В Италии, как рассказывает сам Тарковский, Горчаков встречает «родственную душу». Это учитель математики Доменико, которого жители маленького городка в Тоскане считают безумным — он держал свою семью взаперти в течение семи лет, пугая их приближающимся концом мира. Этот безумец, мистический фанатик становится как бы единомышленником Горчакова, он понимает его чувства и сомнения.
Доменико представляет собой некий преувеличенный случай
духовного беспокойства Горчакова, которое все возрастает.
Тарковский рассказывает: «Доменико постоянно ищет смысла жизни, смысла в понятиях свободы и безумия. А с другой стороны, он обладает восприимчивостью ребёнка и необычной чувствительностью. Но у него есть и такие черты характера, которых нет у Горчакова. Последний легко раним и находится в глубоком жизненном кризисе, тогда как итальянец прост, прямо смотрит на вещи и убеждён, что его просвещенное подсознание нашло бы выход из всеобщего состояния болезни общества.
Тонино Гуэрра прочитал о таком человеке в одной газетной статье. Позже мы разработали этот тип, придали ему некоторые черты детского очарования. Его откровенность в общении с окружающим миром напоминает детскую уверенность. Он одержим мыслью совершить обряд — пройти с горящей свечой поперек бассейна, наполненного горячей водой, в гигантской старой римской бане в самом центре тосканской деревни».
«Сегодняшней ночью мне приснился мучительный сон. Мне снилось, что мне нужно поставить большую оперу в домашнем театре графа, моего барина. Первый акт шел в большом парке, где были расставлены статуи. Их изображали обнаженные люди, выбеленные мелом, вынужденные во время всего действия стоять без движения на постаменте. Я тоже исполнял роль одной из статуй. Я не смел шелохнуться ибо знал, что буду строго наказан. Ведь за нами наблюдал сам наш барин. Я чувствовал, как холод поднимается по ногам моим, упирающимся в ледяной мрамор пьедестала. А осенние листья ложились на мою воздетую к небесам руку. Я казалось совершенно окаменел. А когда уже совсем обессилел, я почувствовал, что вот-вот упаду.

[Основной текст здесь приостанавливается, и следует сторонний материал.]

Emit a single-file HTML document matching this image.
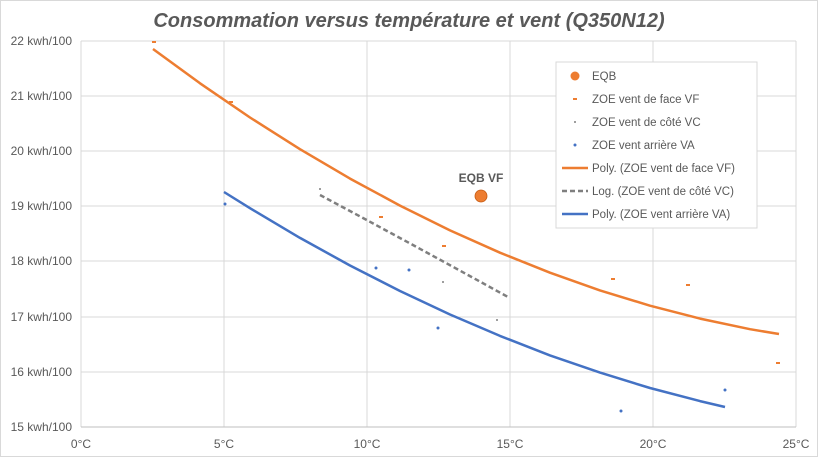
<!DOCTYPE html><html><head><meta charset="utf-8"><style>body{margin:0;background:#fff}svg{display:block;font-family:"Liberation Sans",sans-serif}</style></head><body>
<svg width="818" height="457" viewBox="0 0 818 457">
<rect x="0.5" y="0.5" width="817" height="456" fill="#fff" stroke="#d9d9d9"/>
<text x="409" y="27" text-anchor="middle" font-size="20" font-style="italic" font-weight="bold" fill="#595959">Consommation versus température et vent (Q350N12)</text>
<g stroke="#d9d9d9" stroke-width="1">
<line x1="81" y1="41" x2="796" y2="41"/><line x1="81" y1="96" x2="796" y2="96"/><line x1="81" y1="151" x2="796" y2="151"/><line x1="81" y1="206" x2="796" y2="206"/><line x1="81" y1="261" x2="796" y2="261"/><line x1="81" y1="317" x2="796" y2="317"/><line x1="81" y1="372" x2="796" y2="372"/>
<line x1="224" y1="41" x2="224" y2="427"/><line x1="367" y1="41" x2="367" y2="427"/><line x1="510" y1="41" x2="510" y2="427"/><line x1="653" y1="41" x2="653" y2="427"/><line x1="796" y1="41" x2="796" y2="427"/>
<line x1="81" y1="41" x2="81" y2="427"/>
</g>
<line x1="81" y1="427" x2="796" y2="427" stroke="#bfbfbf"/>
<g font-size="12" fill="#595959" text-anchor="end">
<text x="72" y="45">22 kwh/100</text><text x="72" y="100">21 kwh/100</text><text x="72" y="155">20 kwh/100</text><text x="72" y="210">19 kwh/100</text><text x="72" y="265">18 kwh/100</text><text x="72" y="321">17 kwh/100</text><text x="72" y="376">16 kwh/100</text><text x="72" y="431">15 kwh/100</text>
</g>
<g font-size="12" fill="#595959" text-anchor="middle">
<text x="81" y="448">0°C</text><text x="224" y="448">5°C</text><text x="367" y="448">10°C</text><text x="510" y="448">15°C</text><text x="653" y="448">20°C</text><text x="796" y="448">25°C</text>
</g>
<polyline points="153,49 200,83.3 250,117.5 300,149.2 350,178.6 400,205.6 450,230.4 500,252.7 550,272.7 600,290.4 650,305.7 700,318.6 750,329.2 779,334" fill="none" stroke="#ed7d31" stroke-width="2.5" stroke-linejoin="round"/>
<polyline points="224,192 250,208.2 300,237.9 350,265.5 400,291 450,314.5 500,335.9 550,355.4 600,372.6 650,388 700,401.1 725,407" fill="none" stroke="#4472c4" stroke-width="2.5" stroke-linejoin="round"/>
<path d="M320,195 Q410,243 508,297" fill="none" stroke="#7f7f7f" stroke-width="2.5" stroke-dasharray="5,3"/>
<g fill="#ed7d31">
<rect x="152" y="41" width="4" height="2"/><rect x="229" y="101" width="4" height="2"/><rect x="379" y="216" width="4" height="2"/><rect x="442" y="245" width="4" height="2"/><rect x="611" y="278" width="4" height="2"/><rect x="686" y="284" width="4" height="2"/><rect x="776" y="362" width="4" height="2"/>
</g>
<g fill="#7f7f7f"><circle cx="320" cy="189" r="1"/><circle cx="443" cy="282" r="1"/><circle cx="497" cy="320" r="1"/></g>
<g fill="#4472c4"><circle cx="225" cy="204" r="1.5"/><circle cx="376" cy="268" r="1.5"/><circle cx="409" cy="270" r="1.5"/><circle cx="438" cy="328" r="1.5"/><circle cx="621" cy="411" r="1.5"/><circle cx="725" cy="390" r="1.5"/></g>
<circle cx="481" cy="196" r="6" fill="#ed7d31" stroke="#c55a11" stroke-width="0.8"/>
<text x="481" y="182" text-anchor="middle" font-size="12" font-weight="bold" fill="#595959">EQB VF</text>
<rect x="556" y="62" width="201" height="166" fill="#fff" stroke="#d9d9d9"/>
<g font-size="11.5" fill="#595959">
<circle cx="575" cy="76" r="4.5" fill="#ed7d31"/><text x="592" y="80">EQB</text>
<rect x="573" y="98" width="4" height="2" fill="#ed7d31"/><text x="592" y="103">ZOE vent de face VF</text>
<circle cx="575" cy="122" r="1" fill="#7f7f7f"/><text x="592" y="126">ZOE vent de côté VC</text>
<circle cx="575" cy="145" r="1.5" fill="#4472c4"/><text x="592" y="149">ZOE vent arrière VA</text>
<line x1="562" y1="168" x2="588" y2="168" stroke="#ed7d31" stroke-width="2.5"/><text x="592" y="172">Poly. (ZOE vent de face VF)</text>
<line x1="562" y1="191" x2="588" y2="191" stroke="#7f7f7f" stroke-width="2.5" stroke-dasharray="5,3"/><text x="592" y="195">Log. (ZOE vent de côté VC)</text>
<line x1="562" y1="214" x2="588" y2="214" stroke="#4472c4" stroke-width="2.5"/><text x="592" y="218">Poly. (ZOE vent arrière VA)</text>
</g>
</svg>
</body></html>
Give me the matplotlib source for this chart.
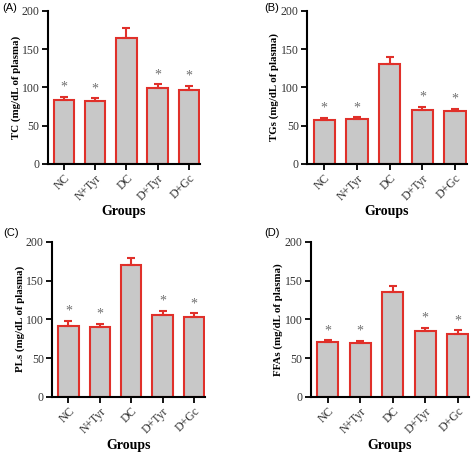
import matplotlib
matplotlib.use("Agg")
import matplotlib.pyplot as plt

groups = ["NC", "N+Tyr", "DC", "D+Tyr", "D+Gc"]

tc = [84, 82, 165, 99, 96]
tc_err = [4, 4, 12, 5, 6]
tg = [57, 59, 131, 70, 69]
tg_err = [3, 2, 9, 5, 3]
pl = [92, 90, 170, 105, 103]
pl_err = [6, 4, 9, 6, 5]
ffa = [71, 69, 135, 85, 81]
ffa_err = [2, 3, 8, 4, 5]

star = [True, True, False, True, True]

# tag, ylabel, values, errors, axes position, tag position
panels = [
    ("(A)", "TC (mg/dL of plasma)", tc, tc_err, [0.101, 0.638, 0.321, 0.338], (0.004, 0.982)),
    ("(B)", "TGs (mg/dL of plasma)", tg, tg_err, [0.648, 0.638, 0.337, 0.338], (0.557, 0.982)),
    ("(C)", "PLs (mg/dL of plasma)", pl, pl_err, [0.110, 0.124, 0.323, 0.342], (0.006, 0.486)),
    ("(D)", "FFAs (mg/dL of plasma)", ffa, ffa_err, [0.656, 0.124, 0.334, 0.342], (0.557, 0.486)),
]

serif = ["Liberation Serif", "DejaVu Serif"]
fig = plt.figure(figsize=(4.74, 4.53), dpi=100)

for tag, ylab, vals, errs, pos, tpos in panels:
    ax = fig.add_axes(pos)
    x = range(len(groups))
    ax.bar(x, vals, width=0.65, color="#c8c8c8", edgecolor="#e0302a", linewidth=1.5, zorder=2)
    ax.errorbar(x, vals, yerr=[[0] * len(vals), errs], fmt="none", ecolor="#e0302a",
                elinewidth=1.5, capsize=3, capthick=1.5, zorder=3)
    for i, v in enumerate(vals):
        if star[i]:
            ax.text(i, v + errs[i] + 4, "*", ha="center", va="bottom", color="#707070",
                    fontsize=10, family=serif)
    ax.set_xlim(-0.52, 4.36)
    ax.set_ylim(0, 200)
    ax.set_yticks([0, 50, 100, 150, 200])
    ax.set_xticks(list(x))
    ax.set_xticklabels(groups, rotation=45, ha="right", rotation_mode="anchor",
                       family=serif, fontsize=8.5, color="#333333")
    for t in ax.get_yticklabels():
        t.set_family(serif)
        t.set_fontsize(8.5)
        t.set_color("#333333")
    ax.spines["top"].set_visible(False)
    ax.spines["right"].set_visible(False)
    ax.spines["left"].set_linewidth(1.5)
    ax.spines["bottom"].set_linewidth(1.5)
    ax.tick_params(width=1.3, length=4, pad=2)
    ax.set_ylabel(ylab, family=serif, fontweight="bold", fontsize=7.8)
    ax.yaxis.set_label_coords(-0.175, 0.5)
    ax.set_xlabel("Groups", family=serif, fontweight="bold", fontsize=10)
    ax.xaxis.set_label_coords(0.5, -0.27)
    fig.text(tpos[0], tpos[1], tag, fontsize=8,
             family=["Liberation Sans", "DejaVu Sans"], va="center")

fig.savefig("out.png", dpi=100)
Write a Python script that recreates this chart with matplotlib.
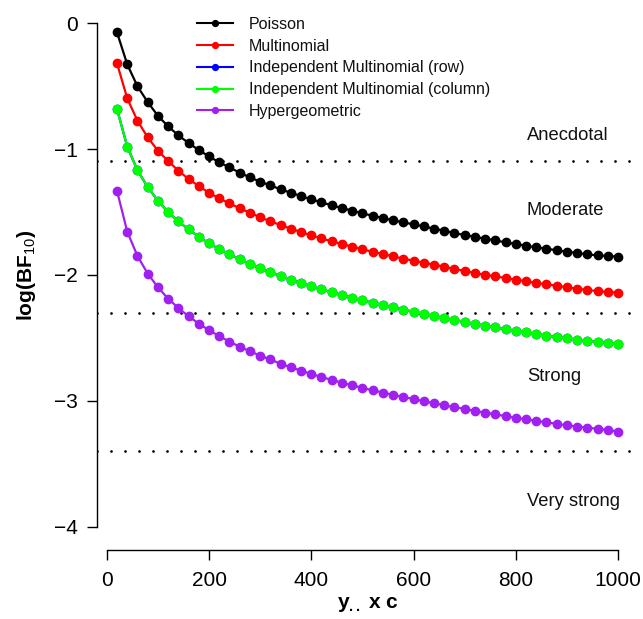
import matplotlib
matplotlib.use("Agg")
import matplotlib.pyplot as plt

plt.rcParams['font.family'] = ['Liberation Sans', 'DejaVu Sans']
plt.rcParams['mathtext.fontset'] = 'custom'
plt.rcParams['mathtext.rm'] = 'Liberation Sans'
plt.rcParams['mathtext.bf'] = 'Liberation Sans:bold'
plt.rcParams['mathtext.it'] = 'Liberation Sans:italic'

n_total = list(range(20, 1001, 20))

poisson = [-0.074, -0.328, -0.502, -0.627, -0.736, -0.820, -0.891, -0.952, -1.008, -1.058,
           -1.106, -1.145, -1.188, -1.225, -1.259, -1.288, -1.320, -1.347, -1.373, -1.399,
           -1.423, -1.447, -1.468, -1.489, -1.511, -1.529, -1.548, -1.566, -1.582, -1.598,
           -1.614, -1.632, -1.648, -1.667, -1.683, -1.696, -1.712, -1.725, -1.741, -1.754,
           -1.767, -1.781, -1.791, -1.804, -1.815, -1.825, -1.836, -1.844, -1.849, -1.854]

multinomial = [-0.320, -0.598, -0.775, -0.907, -1.013, -1.095, -1.172, -1.238, -1.294, -1.347,
               -1.392, -1.431, -1.471, -1.505, -1.542, -1.574, -1.603, -1.632, -1.659, -1.685,
               -1.709, -1.733, -1.754, -1.775, -1.796, -1.815, -1.833, -1.852, -1.870, -1.886,
               -1.902, -1.918, -1.934, -1.952, -1.968, -1.984, -1.998, -2.011, -2.024, -2.037,
               -2.050, -2.063, -2.074, -2.085, -2.098, -2.109, -2.119, -2.128, -2.135, -2.140]

indep_row = [-0.683, -0.981, -1.169, -1.302, -1.410, -1.500, -1.574, -1.638, -1.696, -1.749,
             -1.794, -1.836, -1.875, -1.913, -1.947, -1.979, -2.008, -2.037, -2.063, -2.090,
             -2.114, -2.137, -2.159, -2.180, -2.201, -2.220, -2.238, -2.256, -2.275, -2.292,
             -2.307, -2.325, -2.341, -2.357, -2.373, -2.389, -2.402, -2.415, -2.431, -2.442,
             -2.455, -2.468, -2.482, -2.492, -2.503, -2.513, -2.522, -2.531, -2.540, -2.550]

indep_col = [-0.683, -0.981, -1.169, -1.302, -1.410, -1.500, -1.574, -1.638, -1.696, -1.749,
             -1.794, -1.836, -1.875, -1.913, -1.947, -1.979, -2.008, -2.037, -2.063, -2.090,
             -2.114, -2.137, -2.159, -2.180, -2.201, -2.220, -2.238, -2.256, -2.275, -2.292,
             -2.307, -2.325, -2.341, -2.357, -2.373, -2.389, -2.402, -2.415, -2.431, -2.442,
             -2.455, -2.468, -2.482, -2.492, -2.503, -2.513, -2.522, -2.531, -2.540, -2.550]

hypergeometric = [-1.333, -1.656, -1.849, -1.989, -2.098, -2.188, -2.262, -2.328, -2.386, -2.439,
                  -2.485, -2.530, -2.569, -2.606, -2.640, -2.671, -2.704, -2.733, -2.759, -2.786,
                  -2.810, -2.833, -2.855, -2.876, -2.897, -2.915, -2.934, -2.952, -2.968, -2.985,
                  -3.002, -3.018, -3.034, -3.050, -3.063, -3.079, -3.093, -3.106, -3.121, -3.135,
                  -3.145, -3.159, -3.169, -3.183, -3.193, -3.204, -3.212, -3.222, -3.230, -3.243]

series_names = ["Poisson", "Multinomial", "Independent Multinomial (row)",
                "Independent Multinomial (column)", "Hypergeometric"]
series_colors = ["#000000", "#FF0000", "#0000FF", "#00FF00", "#A020F0"]

thresholds = [-1.0986, -2.3026, -3.4012]
evidence_labels = ["Anecdotal", "Moderate", "Strong", "Very strong"]
evidence_y = [-0.889, -1.49, -2.81, -3.80]

xticks = [0, 200, 400, 600, 800, 1000]
yticks = [0, -1, -2, -3, -4]

W, H = 643, 619
fig = plt.figure(figsize=(W / 100, H / 100), dpi=100)
ax = fig.add_axes([97 / W, 1 - 547 / H, 541 / W, 544 / H])

all_series = [poisson, multinomial, indep_row, indep_col, hypergeometric]
handles = []
for vals, name, col in zip(all_series, series_names, series_colors):
    ax.plot(n_total, vals, color=col, lw=1.6, marker='o', ms=6.0, mec=col, mfc=col, zorder=3)
    h, = ax.plot([], [], color=col, lw=1.5, marker='o', ms=4.2, mec=col, mfc=col, label=name)
    handles.append(h)

for t in thresholds:
    ax.axhline(t, color='black', lw=2.0, linestyle=(0, (0.01, 5.03)),
               dash_capstyle='round', zorder=2)

for lab, yy in zip(evidence_labels, evidence_y):
    ax.text(822, yy, lab, ha='left', va='center', fontsize=13.2, color='#111111')

ax.set_xlim(-19.2, 1039.2)
ax.set_ylim(-4.16, 0.16)
ax.set_xticks(xticks)
ax.set_yticks(yticks)
ax.set_xticklabels([str(v) for v in xticks])
ax.set_yticklabels(["\u2212%d" % (-v) if v < 0 else "0" for v in yticks])

for s in ['top', 'right']:
    ax.spines[s].set_visible(False)
ax.spines['left'].set_bounds(-4, 0)
ax.spines['bottom'].set_bounds(0, 1000)
ax.spines['bottom'].set_position(('outward', 2))
ax.spines['left'].set_linewidth(1.0)
ax.spines['bottom'].set_linewidth(1.0)
ax.tick_params(axis='both', direction='out', length=7, width=1.0, labelsize=15, color='black')
ax.tick_params(axis='x', pad=8)
ax.tick_params(axis='y', pad=7)

fig.text(368 / W, 1 - 605 / H, r'$\mathbf{y}_{\mathbf{..}}\ \mathbf{x\ c}$', fontsize=15,
         ha='center', va='center')
fig.text(27 / W, 1 - 275 / H, r'$\mathbf{log(BF}_{\mathrm{10}}\mathbf{)}$', fontsize=15,
         ha='center', va='center', rotation=90)

leg = ax.legend(handles=handles, loc='upper left',
                bbox_to_anchor=(197 / W, 1 - 17 / H), bbox_transform=fig.transFigure,
                frameon=False, fontsize=11.5, handlelength=2.25, handletextpad=1.0,
                labelspacing=0.42, borderpad=0, borderaxespad=0)
for t in leg.get_texts():
    t.set_color('#111111')

fig.savefig('out.png', dpi=100)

Я в ужасе проснулся. Ибо догадался, что это был не сон,
а правда моей горькой жизни.
Я мог бы попытаться не возвращаться в Россию,
но лишь помысел об этом убивает меня.
Ибо мысль, что я не увижу больше родной деревни,
милых берез, не смогу более вдохнуть в грудь
воздуха детства, для меня невыносима».
Павел Сосновский вернулся в Россию,
запил и покончил жизнь самоубийством.
Горчаков читает стихи Арсения Тарковского:
Я в детстве заболел
От голода и страха. Корку с губ
Сдеру — и губы облизну; запомнил
Прохладный и солоноватый вкус.
А все иду, а все иду, иду,
Сижу на лестнице в парадном, греюсь,
Иду себе в бреду, как под дуду…
… мать
Над мостовой летит, рукою манит —
И улетела…
Горчаков: Есть такая история: один человек спасает другого из огромной глубокой лужи. Спасает с риском для собственной жизни. И вот они оба лежат у края этой лужи, тяжело дышат: устали. Наконец спасенный спрашивает: Ты что?! — Как что? Я тебя спас! — Дурак! Я там живу!.. Я там живу… Обиделся.
Стихотворение Арсения Тарковского:
Меркнет зрение — сила моя,
Два незримых алмазных копья;
Глохнет слух, полный давнего грома
И дыхания отчего дома;
Жестких мышц ослабели узлы,
Как на пашне седые волы;
И не светятся больше ночами
Два крыла у меня за плечами.
Я свеча, я сгорел на пиру.
Соберите мой воск поутру,
И подскажет вам эта страница,
Как вам плакать и чем вам гордиться,
Как веселья последнюю треть
Раздарить и легко умереть,
И под сенью случайного крова
Загореться посмертно, как слово.
Горчаков: Никто не знает, что такое безумие. Они всем мешают, они неудобны. Мы не хотим их понять. Они чудовищно одиноки. Но я уверен — безумцы ближе нас к истине.
В начале фильма соединяются два разных музыкальных произведения: русский обрядовый плач и заупокойная месса. В конце фильма это «звучащее единение» получает и «зримое воплощение: русский пейзаж оказывается заключенным внутрь итальянского собора».